Depuis cette époque la médiocrité continue de notre Cinéma « atlantique », et même quelques hilarantes tentatives de restauration du style Cocteau, nous ont donné raison. La 8e foire qui s’ouvre ces jours-ci à Cannes sera détestable. Nous prenons un certain plaisir à le constater à l’avance.

 

Encore la jeunesse pourrie

Le dernier film de Duvivier Marianne de ma jeunesse unit la plus grande sottise à une funeste abjection morale. L’anecdote, hideusement plagiée du Grand Meaulnes, accumule les poncifs éculés du scoutisme et du parachutisme : dans un manoir-collège de Bavière, un grand dadais en culottes courtes, M. Pierre Vaneck, qui a depuis trouvé sa vraie place au Grand-Guignol, séduit tout le monde par ses récits sur l’élevage des chevaux en Argentine, et son art franciscain d’apprivoiser les oiseaux et les biches de passage. Il est naturellement poète. Il rencontre donc dans le manoir d’en face la Femme mystérieuse-inaccessible-magique-triste sous les traits de Mlle Marianne Hold, qui a une tête à aimer Gilbert Bécaud. (D’ailleurs celui-ci, enthousiasmé par le film, vient de faire quelques couplets sur ce titre, dit-on.) Il y a naturellement des obstacles puissants et occultes à leurs amours toutes idéales, à parfum irrécusable de christianisme. Marianne est de l’autre côté d’un lac ; elle déraisonne beaucoup ; on l’enlève ; des dogues sont charmés par le poète ; on l’assomme ; le condisciple pédérastique cherche en barque le poète ; celui-ci va courir le monde pour retrouver Marianne. Ça fera peut-être un autre film.

Le plus grand scandale est l’histoire d’une très jeune fille, nièce du directeur du collège ; qui a eu l’imprudence de s’éprendre de l’écolier-poète. De temps à autre elle se déshabille en sa présence. Naturellement il la dédaigne, puisqu’elle est là et qu’il est amoureux de la Femme inaccessible-magique-mystérieuse-triste qui a l’avantage d’être lointaine et, au sens où l’entendent ces voyous, pure. Cette petite fille, qui mourra piétinée par une horde de biches fanatisées par le doux poète (du moins c’est l’explication apparemment la plus rationnelle), est fort bien jouée par Mlle Isabelle Pia. Il est à noter en passant que la même Isabelle Pia est tout simplement affreuse sur des photos récentes de la Nuit de Saint-Cyr, où on la voit s’afficher entre deux officiers récemment promus. Ce film, décidément, finit mal.

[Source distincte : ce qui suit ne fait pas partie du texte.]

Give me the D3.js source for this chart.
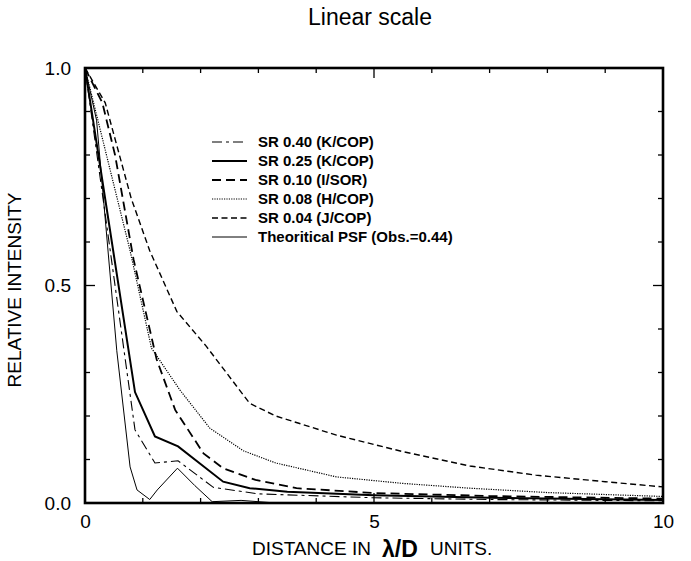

Et surtout Duvivier, le père des célèbres Don Camillo, n’a pas risqué à moitié la compilation des « prestiges poétiques de l’adolescence ». Il a osé mêler à son sale travail les châteaux de Louis II de Bavière, dont il a peu usé pour le tournage, mais énormément pour la publicité de son œuvre malsaine.

Ce procédé seul suffirait à justifier notre indignation, et à renforcer notre assurance que, plus tard, une censure intelligente interdira des films de cette espèce.

Potlatch n° 19, 29 avril 1955.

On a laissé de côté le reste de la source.